### Source data
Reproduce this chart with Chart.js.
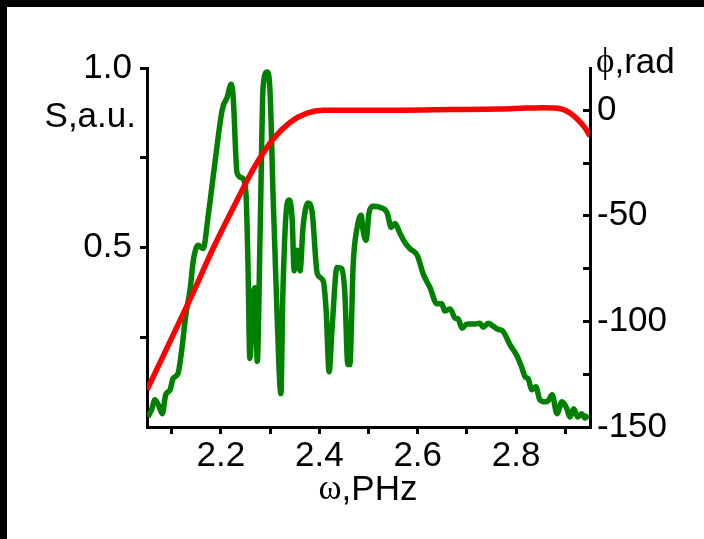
<!DOCTYPE html>
<html>
<head>
<meta charset="utf-8">
<script src="https://cdn.jsdelivr.net/npm/chart.js@4"></script>
<style>
  html, body { margin: 0; padding: 0; background: #fff; }
  #wrap { position: relative; width: 704px; height: 539px; }
  canvas { display: block; }
</style>
</head>
<body>
<div id="wrap"><canvas id="spectrum-chart" width="704" height="539"></canvas></div>
<script>
//! spectrum S (a.u.) against frequency omega (PHz)
const omegaS = [2.052, 2.060, 2.066, 2.073, 2.081, 2.088, 2.097, 2.103, 2.113, 2.121, 2.128, 2.138,
  2.144, 2.154, 2.164, 2.175, 2.188, 2.203, 2.213, 2.221, 2.225, 2.233, 2.243, 2.251, 2.255, 2.259,
  2.266, 2.270, 2.274, 2.280, 2.286, 2.294, 2.300, 2.306, 2.314, 2.322, 2.326, 2.335, 2.339, 2.345,
  2.349, 2.355, 2.361, 2.367, 2.377, 2.385, 2.396, 2.408, 2.414, 2.420, 2.426, 2.436, 2.446, 2.452,
  2.458, 2.462, 2.469, 2.477, 2.485, 2.489, 2.495, 2.501, 2.509, 2.523, 2.538, 2.546, 2.554, 2.564,
  2.574, 2.584, 2.599, 2.611, 2.625, 2.639, 2.649, 2.655, 2.666, 2.676, 2.682, 2.690, 2.700, 2.716,
  2.726, 2.733, 2.743, 2.753, 2.763, 2.773, 2.787, 2.802, 2.812, 2.818, 2.824, 2.832, 2.840, 2.848,
  2.859, 2.865, 2.873, 2.883, 2.893, 2.903, 2.909, 2.917, 2.925, 2.933, 2.940, 2.946]
const intensity = [0.028, 0.051, 0.076, 0.062, 0.037, 0.090, 0.104, 0.135, 0.149, 0.219, 0.303, 0.388,
  0.463, 0.506, 0.497, 0.596, 0.736, 0.885, 0.919, 0.955, 0.921, 0.708, 0.694, 0.652, 0.463, 0.191,
  0.371, 0.388, 0.183, 0.556, 0.949, 0.989, 0.933, 0.652, 0.323, 0.093, 0.371, 0.624, 0.632, 0.576,
  0.435, 0.492, 0.435, 0.556, 0.624, 0.604, 0.427, 0.407, 0.323, 0.154, 0.275, 0.444, 0.441, 0.371,
  0.174, 0.174, 0.455, 0.556, 0.590, 0.548, 0.520, 0.596, 0.615, 0.612, 0.596, 0.556, 0.567, 0.539,
  0.514, 0.497, 0.478, 0.427, 0.388, 0.343, 0.343, 0.323, 0.329, 0.303, 0.301, 0.275, 0.287, 0.287,
  0.289, 0.278, 0.289, 0.281, 0.272, 0.267, 0.230, 0.197, 0.163, 0.140, 0.135, 0.104, 0.112, 0.076,
  0.070, 0.073, 0.090, 0.037, 0.070, 0.051, 0.028, 0.051, 0.028, 0.037, 0.025, 0.034]

//! spectral phase phi (rad)
const omegaPhi = [2.050, 2.138, 2.188, 2.239, 2.259, 2.274, 2.306, 2.341, 2.375, 2.408, 2.479, 2.564,
  2.666, 2.767, 2.820, 2.855, 2.878, 2.895, 2.910, 2.925, 2.940, 2.950]
const phase = [-132.4, -89.2, -63.6, -39.8, -30.8, -24.6, -13.7, -5.7, -1.4, 0, 0, 0,
  0.3, 0.6, 1.0, 1.2, 1.1, 0.4, -1.4, -4.4, -8.4, -12.3]

//! ticks and which of them carry a label
const omegaTicks = [2.1, 2.2, 2.3, 2.4, 2.5, 2.6, 2.7, 2.8, 2.9]
const omegaLabels = [2.2, 2.4, 2.6, 2.8]
const sTicks = [0.25, 0.5, 0.75, 1.0]
const sLabels = [0.5, 1.0]
const phiTicks = [0, -25, -50, -75, -100, -125, -150]
const phiLabels = [0, -50, -100, -150]

const FONT = 'Liberation Sans, Arial, sans-serif'
const SERIF = 'Liberation Serif, DejaVu Serif, serif'

function toPoints(xs, ys){
  return xs.map((x, i) => ({x, y: ys[i]}))
}

function fixedTicks(values){
  return function(scale){
    scale.ticks = values.map(value => ({value}))
  }
}

function labelIf(list, digits){
  return function(value){
    const v = +value.toFixed(3)
    return list.some(l => Math.abs(l - v) < 1e-6) ? v.toFixed(digits) : ''
  }
}

//! black frame round the figure and the axis titles as plain text
const decorations = {
  id: 'decorations',
  afterDraw(chart){
    const ctx = chart.ctx
    ctx.save()
    ctx.fillStyle = '#000'
    ctx.fillRect(0, 0, chart.width, 7)
    ctx.fillRect(0, 0, 7, chart.height)

    ctx.fillStyle = '#000'
    ctx.textBaseline = 'middle'

    // S,a.u.
    ctx.font = `35px ${FONT}`
    ctx.textAlign = 'right'
    ctx.fillText('S,a.u.', 136, 117)

    // phi,rad
    ctx.textAlign = 'left'
    ctx.font = `35px ${SERIF}`
    ctx.fillText('ϕ', 596, 63)
    let w = ctx.measureText('ϕ').width
    ctx.font = `35px ${FONT}`
    ctx.fillText(',rad', 596 + w, 63)

    // omega,PHz centred under the x axis
    ctx.font = `35px ${SERIF}`
    const wOmega = ctx.measureText('ω').width
    ctx.font = `35px ${FONT}`
    const wRest = ctx.measureText(',PHz').width
    const x0 = 368 - (wOmega + wRest) / 2
    ctx.font = `35px ${SERIF}`
    ctx.fillText('ω', x0, 490)
    ctx.font = `35px ${FONT}`
    ctx.fillText(',PHz', x0 + wOmega, 490)
    ctx.restore()
  }
}

const axisGrid = {drawOnChartArea: false, drawTicks: true, tickLength: 7, tickWidth: 3, tickColor: '#000'}
const axisBorder = {display: true, color: '#000', width: 3}
const tickFont = {family: FONT, size: 35}

const ctxChart = document.querySelector('#spectrum-chart').getContext('2d')
const myChart = new Chart(ctxChart, {
  type: 'line',
  data: {
    datasets: [
      {
        label: 'phi',
        data: toPoints(omegaPhi, phase),
        yAxisID: 'y2',
        borderColor: '#ff0000',
        borderWidth: 5.5,
        pointRadius: 0,
        cubicInterpolationMode: 'monotone'
      },
      {
        label: 'S',
        data: toPoints(omegaS, intensity),
        yAxisID: 'y',
        borderColor: '#008000',
        borderWidth: 5.5,
        pointRadius: 0,
        cubicInterpolationMode: 'monotone'
      }
    ]
  },
  options: {
    responsive: false,
    animation: false,
    devicePixelRatio: 1,
    layout: {padding: {top: 68, left: 0, right: 0, bottom: 0}},
    plugins: {legend: {display: false}, tooltip: {enabled: false}},
    scales: {
      x: {
        type: 'linear',
        min: 2.05,
        max: 2.95,
        afterBuildTicks: fixedTicks(omegaTicks),
        afterFit(scale){ scale.height = 112 },
        grid: axisGrid,
        border: axisBorder,
        ticks: {
          autoSkip: false, maxRotation: 0, color: '#000', font: tickFont, padding: 1,
          callback: labelIf(omegaLabels, 1)
        }
      },
      y: {
        position: 'left',
        min: 0,
        max: 1,
        afterBuildTicks: fixedTicks(sTicks),
        afterFit(scale){ scale.width = 147 },
        grid: axisGrid,
        border: axisBorder,
        ticks: {color: '#000', font: tickFont, padding: 8, callback: labelIf(sLabels, 1)}
      },
      y2: {
        position: 'right',
        min: -150,
        max: 20,
        afterBuildTicks: fixedTicks(phiTicks),
        afterFit(scale){ scale.width = 114 },
        grid: {...axisGrid, tickLength: -7},
        border: axisBorder,
        ticks: {color: '#000', font: tickFont, padding: 14, callback: labelIf(phiLabels, 0)}
      }
    }
  },
  plugins: [decorations]
})
</script>
</body>
</html>
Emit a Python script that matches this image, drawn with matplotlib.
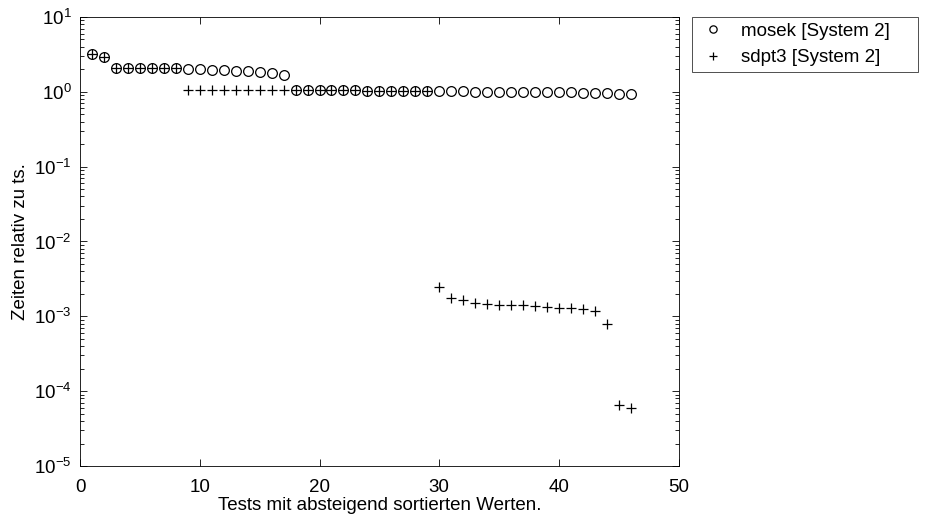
import matplotlib
matplotlib.use("Agg")
import matplotlib.pyplot as plt
import numpy as np
from matplotlib.ticker import LogLocator, NullFormatter

plt.rcParams['font.family'] = ['Liberation Sans', 'DejaVu Sans']
plt.rcParams['mathtext.fontset'] = 'custom'
plt.rcParams['mathtext.rm'] = 'Liberation Sans'

mosek_x = list(range(1, 47))
mosek_y = [3.2, 2.9, 2.07, 2.07, 2.07, 2.07, 2.07, 2.07,
           2.0, 2.0, 1.98, 1.95, 1.92, 1.9, 1.85, 1.8, 1.68,
           1.06, 1.06, 1.06, 1.05, 1.05, 1.05, 1.04, 1.04, 1.03, 1.03, 1.02, 1.02,
           1.01, 1.01, 1.01, 1.0, 1.0, 1.0, 1.0, 1.0, 0.99, 0.99, 0.98, 0.98,
           0.97, 0.96, 0.95, 0.94, 0.92]

sdpt3_x = list(range(1, 47))
sdpt3_y = [3.2, 2.9, 2.07, 2.07, 2.07, 2.07, 2.07, 2.07,
           1.05, 1.05, 1.05, 1.05, 1.05, 1.05, 1.05, 1.05, 1.05,
           1.06, 1.06, 1.06, 1.05, 1.05, 1.05, 1.04, 1.04, 1.03, 1.03, 1.02, 1.02,
           2.5e-3, 1.74e-3, 1.65e-3, 1.5e-3, 1.46e-3, 1.43e-3, 1.43e-3, 1.41e-3,
           1.38e-3, 1.35e-3, 1.31e-3, 1.28e-3, 1.26e-3, 1.18e-3, 8.0e-4,
           6.6e-5, 6.0e-5]

labels = ['mosek [System 2]', 'sdpt3 [System 2]']
xlabel = 'Tests mit absteigend sortierten Werten.'
ylabel = 'Zeiten relativ zu ts.'

fig = plt.figure(figsize=(9.31, 5.29), dpi=100)
ax = fig.add_axes([0.086, 0.119, 0.643, 0.849])

ax.semilogy(mosek_x, mosek_y, linestyle='none', marker='o', markersize=7,
            markerfacecolor='none', markeredgecolor='black', markeredgewidth=0.9,
            label=labels[0])
ax.semilogy(sdpt3_x, sdpt3_y, linestyle='none', marker='+', markersize=7.5,
            markeredgecolor='black', markeredgewidth=0.9, label=labels[1])

ax.set_xlim(0, 50)
ax.set_ylim(1e-5, 1e1)
ax.set_xticks([0, 10, 20, 30, 40, 50])
ax.yaxis.set_major_locator(LogLocator(base=10, numticks=10))
ax.yaxis.set_minor_locator(LogLocator(base=10, subs=np.arange(2, 10), numticks=20))
ax.yaxis.set_minor_formatter(NullFormatter())
ax.tick_params(which='both', direction='in', top=True, right=True,
               labelsize=13.5, width=0.6)
ax.tick_params(axis='y', pad=6)
ax.tick_params(axis='x', pad=9)
ax.tick_params(which='major', length=5)
ax.tick_params(which='minor', length=3)
for s in ax.spines.values():
    s.set_linewidth(0.6)
ax.xaxis.offsetText.set_visible(False)
ax.yaxis.offsetText.set_visible(False)

ax.set_xlabel(xlabel, fontsize=13.5, labelpad=1)
ax.set_ylabel(ylabel, fontsize=13.5, labelpad=4)

leg = ax.legend(loc='upper left', bbox_to_anchor=(1.023, 0.5, 0.376, 0.5),
                mode='expand', fontsize=13.5,
                frameon=True, fancybox=False, edgecolor='black',
                handlelength=1.6, handletextpad=0.7, borderpad=0.3,
                labelspacing=0.5, borderaxespad=0, markerscale=0.75)
leg.get_frame().set_linewidth(0.6)

fig.savefig('out.png', dpi=100)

### Directive
Exactly and only the lines from the line with "Emit a Python" to the line with "from matplotlib.ticker import", both ends included, should be echoed. Do not carry over the pictures.

### Full solution
Emit a Python script that matches this image, drawn with matplotlib.
import matplotlib
matplotlib.use("Agg")
import matplotlib.pyplot as plt
import numpy as np
from matplotlib.ticker import LogLocator, NullFormatter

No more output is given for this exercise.